GUIDELINES ON HOW TO IMPLEMENT FUTURE RANDOMLY SELECTED ASSEMBLIES AT TRANSNATIONAL LEVEL 

In recent years, a growing body of practical literature has emerged offering toolkits and guidelines on how to design and implement Citizens’ Assemblies. These assemblies have become a cornerstone of democratic innovation, enabling randomly selected citizens to deliberate on complex issues and make collective recommendations. Yet, most of these assemblies remain defined by border realities, being these local, regional or national. 

Nevertheless, the challenges societies face today are systemic and transnational: from the climate crisis to migration, digital governance, and economic inequality. 
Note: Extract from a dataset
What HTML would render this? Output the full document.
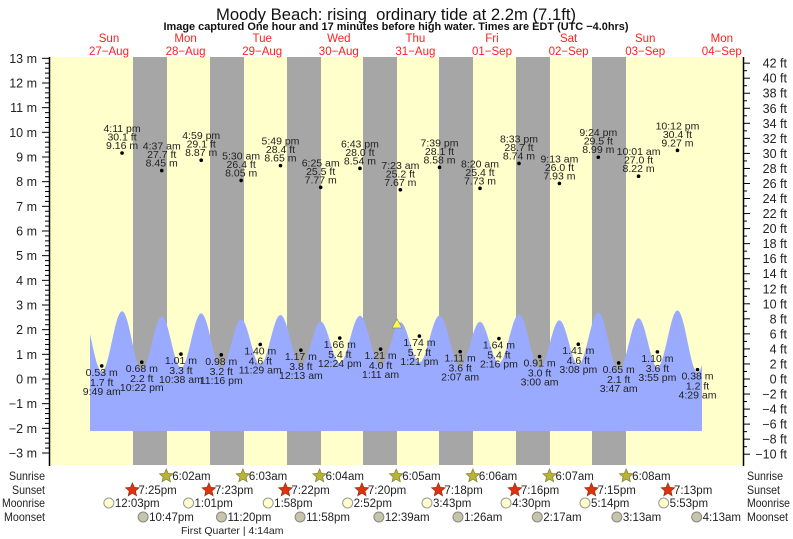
<!DOCTYPE html>
<html><head><meta charset="utf-8"><style>
html,body{margin:0;padding:0;background:#fff;}
svg{display:block;font-family:"Liberation Sans",sans-serif;}
</style></head><body>
<svg id="s" width="793" height="539" xmlns="http://www.w3.org/2000/svg"></svg>
<script>
const S=document.getElementById('s');let h='';
const X0=147,PH=76.6/24;
const xt=(d,hh,mm,pm)=>{let H=(hh%12)+(pm?12:0)+mm/60;return X0+(d*24+H)*PH;};
const ym=m=>453-(m+3)*24.667;
h+='<rect x="50" y="57" width="693" height="408" fill="#ffffcc"/>';
[133,210,287,363,439,516,592].forEach(x=>h+=`<rect x="${x}" y="57" width="34" height="408" fill="#a6a6a6"/>`);
const ex=[
[-1,9,49,0,0.53,'L'],[-1,4,11,1,9.16,'H','4:11 pm','30.1 ft'],[-1,10,22,1,0.68,'L'],
[0,4,37,0,8.45,'H','4:37 am','27.7 ft'],[0,10,38,0,1.01,'L'],[0,4,59,1,8.87,'H','4:59 pm','29.1 ft'],[0,11,16,1,0.98,'L'],
[1,5,30,0,8.05,'H','5:30 am','26.4 ft'],[1,11,29,0,1.40,'L'],[1,5,49,1,8.65,'H','5:49 pm','28.4 ft'],[2,0,13,0,1.17,'L'],
[2,6,25,0,7.77,'H','6:25 am','25.5 ft'],[2,0,24,1,1.66,'L'],[2,6,43,1,8.54,'H','6:43 pm','28.0 ft'],[3,1,11,0,1.21,'L'],
[3,7,23,0,7.67,'H','7:23 am','25.2 ft'],[3,1,21,1,1.74,'L'],[3,7,39,1,8.58,'H','7:39 pm','28.1 ft'],[4,2,7,0,1.11,'L'],
[4,8,20,0,7.73,'H','8:20 am','25.4 ft'],[4,2,16,1,1.64,'L'],[4,8,33,1,8.74,'H','8:33 pm','28.7 ft'],[5,3,0,0,0.91,'L'],
[5,9,13,0,7.93,'H','9:13 am','26.0 ft'],[5,3,8,1,1.41,'L'],[5,9,24,1,8.99,'H','9:24 pm','29.5 ft'],[6,3,47,0,0.65,'L'],
[6,10,1,0,8.22,'H','10:01 am','27.0 ft'],[6,3,55,1,1.10,'L'],[6,10,12,1,9.27,'H','10:12 pm','30.4 ft'],[7,4,29,0,0.38,'L']];
const lowTxt=['9:49 am','10:22 pm','10:38 am','11:16 pm','11:29 am','12:13 am','12:24 pm','1:11 am','1:21 pm','2:07 am','2:16 pm','3:00 am','3:08 pm','3:47 am','3:55 pm','4:29 am'];
const pts=ex.map(e=>[xt(e[0],e[1],e[2],e[3]),e[4]*0.3+(e[5]=='L'?0.15:0)]);
let poly=[];const x0=90,x1=702;
for(let x=x0;x<=x1;x+=1){let i=0;while(i<pts.length-2&&pts[i+1][0]<x)i++;
 let a=pts[i],b=pts[i+1];let t=(x-a[0])/(b[0]-a[0]);t=Math.max(-0.6,Math.min(1.6,t));
 let v=a[1]+(b[1]-a[1])*(1-Math.cos(Math.PI*t))/2;poly.push(x+','+ym(v).toFixed(1));}
h+=`<polygon points="${x0},431 ${poly.join(' ')} ${x1},431" fill="#9aaaff"/>`;
let li=0;
ex.forEach((e,k)=>{const x=pts[k][0],y=ym(e[4]);h+=`<circle cx="${x}" cy="${y}" r="1.8" fill="#000"/>`;
 const T=(t,yy)=>h+=`<text x="${x}" y="${yy}" font-size="10.5" text-anchor="middle" fill="#222">${t}</text>`;
 if(e[5]=='H'){T(e[6],y-21);T(e[7],y-12.5);T(e[4].toFixed(2)+' m',y-4);}
 else{T(e[4].toFixed(2)+' m',y+10);T((e[4]*3.2808).toFixed(1)+' ft',y+20);T(lowTxt[li++],y+29);}
});
h+=`<polygon points="397,319 392,328 402,328" fill="#ffff44" stroke="#888" stroke-width="0.7"/>`;
h+='<line x1="49.5" y1="57" x2="49.5" y2="466" stroke="#000" stroke-width="1.5"/><line x1="743.5" y1="57" x2="743.5" y2="466" stroke="#000" stroke-width="1.5"/>';
for(let m=-3;m<=13;m++){const y=ym(m);h+=`<line x1="42" y1="${y}" x2="49" y2="${y}" stroke="#000"/><text x="37" y="${y+4.5}" font-size="12.5" text-anchor="end" fill="#222">${String(m).replace('-','\u2212')} m</text>`;
 if(m<13)for(let j=1;j<5;j++){const yy=y-j*24.667/5;h+=`<line x1="45" y1="${yy}" x2="49" y2="${yy}" stroke="#000"/>`;}}
for(let f=-10;f<=42;f++){const y=379-f*7.52;if(y<57||y>465)continue;
 if(f%2==0){h+=`<line x1="743" y1="${y}" x2="750" y2="${y}" stroke="#000"/><text x="787" y="${y+4.5}" font-size="12.5" text-anchor="end" fill="#222">${String(f).replace('-','\u2212')} ft</text>`;}
 else h+=`<line x1="743" y1="${y}" x2="747" y2="${y}" stroke="#000"/>`;}
h+='<text x="396" y="20" font-size="17" text-anchor="middle" fill="#111" textLength="360" lengthAdjust="spacingAndGlyphs">Moody Beach: rising\u00a0 ordinary tide at 2.2m (7.1ft)</text>';
h+='<text x="396" y="30" font-size="11" font-weight="bold" text-anchor="middle" fill="#111" textLength="465" lengthAdjust="spacingAndGlyphs">Image captured One hour and 17 minutes before high water. Times are EDT (UTC \u22124.0hrs)</text>';
const days=[['Sun','27\u2212Aug'],['Mon','28\u2212Aug'],['Tue','29\u2212Aug'],['Wed','30\u2212Aug'],['Thu','31\u2212Aug'],['Fri','01\u2212Sep'],['Sat','02\u2212Sep'],['Sun','03\u2212Sep'],['Mon','04\u2212Sep']];
days.forEach((d,i)=>{const x=109+i*76.6;h+=`<text x="${x}" y="42" font-size="11.5" text-anchor="middle" fill="#ff2020">${d[0]}</text><text x="${x}" y="55" font-size="11.5" text-anchor="middle" fill="#ff2020">${d[1]}</text>`;});
const rows=[['Sunrise',480,36],['Sunset',494,33],['Moonrise',507,43],['Moonset',521,41]];
rows.forEach(r=>{h+=`<text x="${45-r[2]}" y="${r[1]}" font-size="12" fill="#222" textLength="${r[2]}" lengthAdjust="spacingAndGlyphs">${r[0]}</text><text x="747" y="${r[1]}" font-size="12" fill="#222" textLength="${r[2]}" lengthAdjust="spacingAndGlyphs">${r[0]}</text>`;});
const star=(x,y,c,s)=>{let p=[];for(let i=0;i<10;i++){const a=-Math.PI/2+i*Math.PI/5,rr=i%2?3.2:7;p.push((x+rr*Math.cos(a)).toFixed(1)+','+(y+rr*Math.sin(a)).toFixed(1));}return `<polygon points="${p.join(' ')}" fill="${c}" stroke="${s}" stroke-width="0.8"/>`;};
['6:02am','6:03am','6:04am','6:05am','6:06am','6:07am','6:08am'].forEach((t,i)=>{const x=xt(i,6,2+i,0);h+=star(x,476,'#b8b43a','#8a8630')+`<text x="${x+6}" y="480" font-size="11.5" fill="#222">${t}</text>`;});
['7:25pm','7:23pm','7:22pm','7:20pm','7:18pm','7:16pm','7:15pm','7:13pm'].forEach((t,i)=>{const mm=+t.split(':')[1].slice(0,2);const x=xt(i-1,7,mm,1);h+=star(x,490,'#dd3311','#993311')+`<text x="${x+6}" y="494" font-size="11.5" fill="#222">${t}</text>`;});
[['12:03pm',-1,12,3],['1:01pm',0,1,1],['1:58pm',1,1,58],['2:52pm',2,2,52],['3:43pm',3,3,43],['4:30pm',4,4,30],['5:14pm',5,5,14],['5:53pm',6,5,53]].forEach(m=>{const x=xt(m[1],m[2],m[3],1);h+=`<circle cx="${x}" cy="503" r="5" fill="#ffffcc" stroke="#999"/><text x="${x+6}" y="507" font-size="11.5" fill="#222">${m[0]}</text>`;});
[['10:47pm',-1,10,47,1],['11:20pm',0,11,20,1],['11:58pm',1,11,58,1],['12:39am',3,0,39,0],['1:26am',4,1,26,0],['2:17am',5,2,17,0],['3:13am',6,3,13,0],['4:13am',7,4,13,0]].forEach(m=>{const x=xt(m[1],m[2],m[3],m[4]);h+=`<circle cx="${x}" cy="517" r="5" fill="#c8c4a8" stroke="#888"/><text x="${x+6}" y="521" font-size="11.5" fill="#222">${m[0]}</text>`;});
h+='<text x="181" y="534" font-size="10.5" fill="#222">First Quarter | 4:14am</text>';
S.innerHTML=h;
</script>
</body></html>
Despite this, there are still few examples of Citizens’ Assemblies that transcend borders, or that interconnect them. Among these pioneering efforts are the Global Citizens’ Assembly on the Climate and COP (2021) and the Conference on the Future of Europe. However, the field of transnational deliberation is yet an open space for experimentation. 

The Democratic Odyssey is one such experiment and a first of its kind. It is an itinerant transnational assembly that travels from city to city across Europe, bringing together participants recruited locally and others joining across borders. This moving format introduces unique challenges: logistical coordination, linguistic diversity, cultural mediation, and, not least, the absence of a formal political mandate. 

These guidelines draw directly from the lived experience of the Odyssey, not as a literal account of how it unfolded, but as a reflection on the lessons gleaned from our trials and missteps. They are written from the perspective of committed civil society actors who believe that democracy must evolve alongside the realities it seeks to govern, realities that are interconnected and global.